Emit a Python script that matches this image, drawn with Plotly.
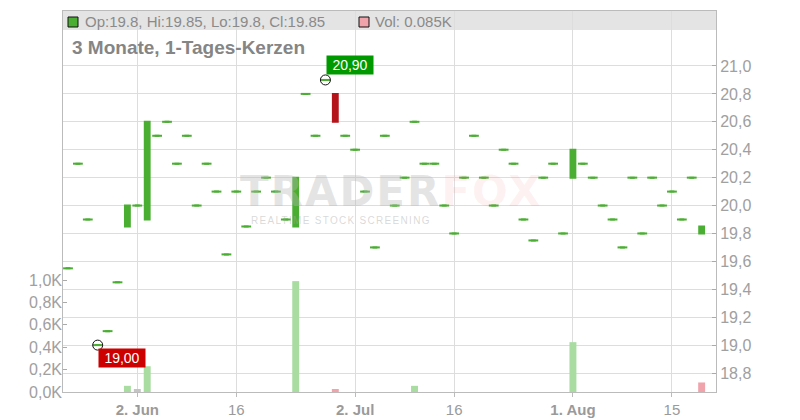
import plotly.graph_objects as go

dates = [
    "2025-05-22", "2025-05-23", "2025-05-26", "2025-05-27", "2025-05-28", "2025-05-29", "2025-05-30",
    "2025-06-02", "2025-06-03", "2025-06-04", "2025-06-05", "2025-06-06",
    "2025-06-09", "2025-06-10", "2025-06-11", "2025-06-12", "2025-06-13",
    "2025-06-16", "2025-06-17", "2025-06-18", "2025-06-19", "2025-06-20",
    "2025-06-23", "2025-06-24", "2025-06-25", "2025-06-26", "2025-06-27",
    "2025-06-30", "2025-07-01", "2025-07-02", "2025-07-03", "2025-07-04",
    "2025-07-07", "2025-07-08", "2025-07-09", "2025-07-10", "2025-07-11",
    "2025-07-14", "2025-07-15", "2025-07-16", "2025-07-17", "2025-07-18",
    "2025-07-21", "2025-07-22", "2025-07-23", "2025-07-24", "2025-07-25",
    "2025-07-28", "2025-07-29", "2025-07-30", "2025-07-31", "2025-08-01",
    "2025-08-04", "2025-08-05", "2025-08-06", "2025-08-07", "2025-08-08",
    "2025-08-11", "2025-08-12", "2025-08-13", "2025-08-14", "2025-08-15",
    "2025-08-18", "2025-08-19", "2025-08-20",
]

opens = [
    19.55, 20.3, 19.9, 19.0, 19.1, 19.45, 19.85,
    20.0, 19.9, 20.5, 20.6, 20.3,
    20.5, 20.0, 20.3, 20.1, 19.65,
    20.1, 19.85, 20.1, 20.2, 20.1,
    19.9, 19.85, 20.8, 20.5, 20.9,
    20.8, 20.5, 20.4, 20.1, 19.7,
    20.5, 20.0, 20.2, 20.6, 20.3,
    20.3, 20.0, 19.8, 20.2, 20.5,
    20.2, 20.0, 20.4, 20.3, 19.9,
    19.75, 20.2, 20.3, 19.8, 20.2,
    20.3, 20.2, 20.0, 19.9, 19.7,
    20.2, 19.8, 20.2, 20.0, 20.1,
    19.9, 20.2, 19.8,
]

closes = [
    19.55, 20.3, 19.9, 19.0, 19.1, 19.45, 20.0,
    20.0, 20.6, 20.5, 20.6, 20.3,
    20.5, 20.0, 20.3, 20.1, 19.65,
    20.1, 19.85, 20.1, 20.2, 20.1,
    19.9, 20.2, 20.8, 20.5, 20.9,
    20.6, 20.5, 20.4, 20.1, 19.7,
    20.5, 20.0, 20.2, 20.6, 20.3,
    20.3, 20.0, 19.8, 20.2, 20.5,
    20.2, 20.0, 20.4, 20.3, 19.9,
    19.75, 20.2, 20.3, 19.8, 20.4,
    20.3, 20.2, 20.0, 19.9, 19.7,
    20.2, 19.8, 20.2, 20.0, 20.1,
    19.9, 20.2, 19.85,
]

volumes_k = [
    0, 0, 0, 0, 0, 0, 0.055,
    0.027, 0.23, 0, 0, 0,
    0, 0, 0, 0, 0,
    0, 0, 0, 0, 0,
    0, 0.99, 0, 0, 0,
    0.027, 0, 0, 0, 0,
    0, 0, 0, 0.055, 0,
    0, 0, 0, 0, 0,
    0, 0, 0, 0, 0,
    0, 0, 0, 0, 0.445,
    0, 0, 0, 0, 0,
    0, 0, 0, 0, 0,
    0, 0, 0.085,
]

tick_dates = ["2025-06-02", "2025-06-16", "2025-07-02", "2025-07-16", "2025-08-01", "2025-08-15"]
tick_text = ["<b>2. Jun</b>", "16", "<b>2. Jul</b>", "16", "<b>1. Aug</b>", "15"]
price_ticks = [18.8, 19.0, 19.2, 19.4, 19.6, 19.8, 20.0, 20.2, 20.4, 20.6, 20.8, 21.0]
price_text = ["18,8", "19,0", "19,2", "19,4", "19,6", "19,8", "20,0", "20,2", "20,4", "20,6", "20,8", "21,0"]
vol_ticks = [0, 0.2, 0.4, 0.6, 0.8, 1.0]
vol_text = ["0,0K", "0,2K", "0,4K", "0,6K", "0,8K", "1,0K"]

high_idx, high_val, high_label = 26, 20.9, "20,90"
low_idx, low_val, low_label = 3, 19.0, "19,00"
title_text = "3 Monate, 1-Tages-Kerzen"
legend_ohlc = "Op:19.8, Hi:19.85, Lo:19.8, Cl:19.85"
legend_vol = "Vol: 0.085K"

GREEN = "#4aae32"
RED = "#b5141b"
FONT = "Liberation Sans"

# figure geometry (pixels)
W, H = 800, 420
L, R, T, B = 63, 84, 11, 28
PW, PH = W - L - R, H - T - B


def px_x(x):
    return (x - L) / PW


def px_y(y):
    return (H - B - y) / PH


is_red = [c < o for o, c in zip(opens, closes)]
is_flat = [c == o for o, c in zip(opens, closes)]
highs = [max(o, c) for o, c in zip(opens, closes)]
lows = [min(o, c) for o, c in zip(opens, closes)]


def pick(vals, mask):
    return [v if m else None for v, m in zip(vals, mask)]


green_mask = [not r for r in is_red]

fig = go.Figure()

# volume colours: compare with previous close
vol_colors = []
for i, c in enumerate(closes):
    prev = closes[i - 1] if i > 0 else c
    if c > prev:
        vol_colors.append("#a9dca1")
    elif c < prev:
        vol_colors.append("#f0a3ab")
    else:
        vol_colors.append("#c4c4c4")

fig.add_trace(go.Bar(
    x=dates, y=volumes_k, marker=dict(color=vol_colors, line=dict(width=0)),
    width=0.7, yaxis="y2", hoverinfo="skip", showlegend=False,
))

fig.add_trace(go.Candlestick(
    x=dates,
    open=pick(opens, green_mask), high=pick(highs, green_mask),
    low=pick(lows, green_mask), close=pick(closes, green_mask),
    increasing=dict(line=dict(color=GREEN, width=2), fillcolor=GREEN),
    decreasing=dict(line=dict(color=GREEN, width=2), fillcolor=GREEN),
    whiskerwidth=0, showlegend=False, hoverinfo="skip",
))
fig.add_trace(go.Candlestick(
    x=dates,
    open=pick(opens, is_red), high=pick(highs, is_red),
    low=pick(lows, is_red), close=pick(closes, is_red),
    increasing=dict(line=dict(color=RED, width=2), fillcolor=RED),
    decreasing=dict(line=dict(color=RED, width=2), fillcolor=RED),
    whiskerwidth=0, showlegend=False, hoverinfo="skip",
))

# flat days (open == close) drawn as short horizontal dashes
fig.add_trace(go.Scatter(
    x=dates, y=pick(closes, is_flat), mode="markers",
    marker=dict(symbol="line-ew", size=7, color=GREEN, line=dict(width=2, color=GREEN)),
    showlegend=False, hoverinfo="skip",
))

fig.add_trace(go.Scatter(
    x=[dates[high_idx], dates[low_idx]], y=[high_val, low_val], mode="markers",
    marker=dict(symbol="circle-open", size=10, color="#111111", line=dict(width=1)),
    showlegend=False, hoverinfo="skip",
))

shapes = [
    dict(type="rect", xref="paper", yref="paper", x0=0, x1=1, y0=px_y(30), y1=1,
         fillcolor="#e4e4e4", line=dict(width=0), layer="below"),
    dict(type="rect", xref="paper", yref="paper", x0=px_x(68), x1=px_x(78), y0=px_y(27), y1=px_y(17),
         fillcolor=GREEN, line=dict(width=1, color="#111111"), layer="above"),
    dict(type="rect", xref="paper", yref="paper", x0=px_x(359), x1=px_x(369), y0=px_y(27), y1=px_y(17),
         fillcolor="#f0a3ab", line=dict(width=1, color="#111111"), layer="above"),
]

annotations = [
    dict(xref="paper", yref="paper", x=px_x(83), y=px_y(21.5), xanchor="left", yanchor="middle",
         text=legend_ohlc, showarrow=False, font=dict(family=FONT, size=15, color="#8a8a8a")),
    dict(xref="paper", yref="paper", x=px_x(373), y=px_y(21.5), xanchor="left", yanchor="middle",
         text=legend_vol, showarrow=False, font=dict(family=FONT, size=15, color="#8a8a8a")),
    dict(xref="paper", yref="paper", x=px_x(70), y=px_y(47.5), xanchor="left", yanchor="middle",
         text="<b>" + title_text + "</b>", showarrow=False, font=dict(family=FONT, size=19, color="#858585")),
    dict(xref="paper", yref="paper", x=px_x(238), y=px_y(191), xanchor="left", yanchor="middle",
         text="<b><span style='letter-spacing:2px'>TRADER<span style='color:rgba(240,110,122,0.26)'>FOX</span></span></b>",
         showarrow=False,
         font=dict(family="DejaVu Sans", size=42, color="rgba(185,185,185,0.38)")),
    dict(xref="paper", yref="paper", x=px_x(249), y=px_y(220), xanchor="left", yanchor="middle",
         text="<span style='letter-spacing:1.3px'>REALTIME STOCK SCREENING</span>", showarrow=False,
         font=dict(family=FONT, size=10, color="rgba(170,170,170,0.45)")),
    dict(x=dates[high_idx], y=high_val, xref="x", yref="y", xshift=25, yshift=14.5,
         text=high_label, showarrow=False, bgcolor="#009a00", width=44, height=16,
         font=dict(family=FONT, size=14, color="white")),
    dict(x=dates[low_idx], y=low_val, xref="x", yref="y", xshift=24.5, yshift=-13,
         text=low_label, showarrow=False, bgcolor="#cc0000", width=44, height=16,
         font=dict(family=FONT, size=14, color="white")),
]

fig.update_layout(
    width=W, height=H,
    margin=dict(l=L, r=R, t=T, b=B, pad=0, autoexpand=False),
    paper_bgcolor="white", plot_bgcolor="white",
    font=dict(family=FONT, size=15, color="#a0a0a0"),
    showlegend=False,
    shapes=shapes, annotations=annotations,
    xaxis=dict(
        type="category", range=[-0.505, 65.45], rangeslider=dict(visible=False),
        tickmode="array", tickvals=tick_dates, ticktext=tick_text, automargin=False,
        showgrid=True, gridcolor="#dddddd", gridwidth=1,
        showline=True, linecolor="#bbbbbb", linewidth=1, mirror=True,
        ticks="outside", ticklen=4, tickcolor="#bbbbbb",
        tickfont=dict(family=FONT, size=15, color="#9a9a9a"), zeroline=False,
    ),
    yaxis=dict(
        side="right", range=[18.664, 21.394], tickmode="array", automargin=False,
        tickvals=price_ticks, ticktext=price_text,
        showgrid=True, gridcolor="#dddddd", gridwidth=1,
        showline=True, linecolor="#bbbbbb", linewidth=1, mirror=True,
        ticks="inside", ticklen=4, tickcolor="#aaaaaa",
        tickfont=dict(family=FONT, size=16, color="#a0a0a0"), zeroline=False,
    ),
    yaxis2=dict(
        overlaying="y", side="left", range=[0, 3.402], tickmode="array", automargin=False,
        tickvals=vol_ticks, ticktext=vol_text, showgrid=False, zeroline=False,
        ticks="inside", ticklen=4, tickcolor="#aaaaaa", showline=False,
        tickfont=dict(family=FONT, size=16, color="#a0a0a0"),
    ),
)

fig.write_html(
    "out.html",
    config={"displayModeBar": False},
    post_script="document.body.style.margin='0';document.body.style.overflow='hidden';",
)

━━━

▶ _DIRECTIONS FOR THIS TASK_
Pictures are excluded; extract exactly the lines from the start of the data through the line that holds "import plotly.graph_objects as go", both ends included.

▶ _FULL RESPONSE_
Emit a Python script that matches this image, drawn with Plotly.
import plotly.graph_objects as go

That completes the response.